The Great Stink of 1858 served as a powerful catalyst, compelling a resolution to decades of parliamentary inertia concerning London’s sanitation crisis. The oppressive heat of that summer exacerbated the condition of the River Thames, which functioned as an open sewer, rendering the city nearly uninhabitable and forcing legislators into decisive action. This event shifted the focus from incremental fixes to the necessity of a comprehensive, centralized engineering solution.
The resulting mandate empowered Joseph Bazalgette, chief engineer of the Metropolitan Board of Works, to implement a revolutionary sanitation network. His strategic masterwork was a system of great intercepting sewers, constructed parallel to the river. These conduits captured waste from the city’s existing drains before it could contaminate the Thames. By skillfully harnessing gravity, the system channeled the flow eastward, away from the densely populated heart of the city.

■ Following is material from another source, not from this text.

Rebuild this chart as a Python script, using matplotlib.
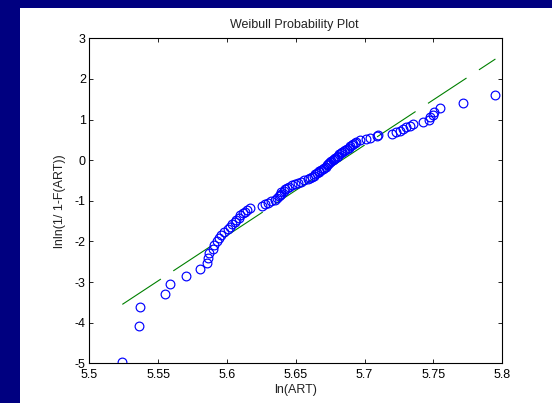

Bazalgette’s design was a monument to foresight. He engineered the tunnels with diameters far exceeding the immediate requirements, anticipating the city’s future population growth and ensuring the system’s longevity for over a century. While the primary objective was to cleanse the river and eliminate the foul odor, the project’s most significant consequence was the dramatic improvement in public health. By preventing the contamination of drinking water sources, the new sewer system became instrumental in curbing the devastating cholera epidemics that had repeatedly plagued the capital.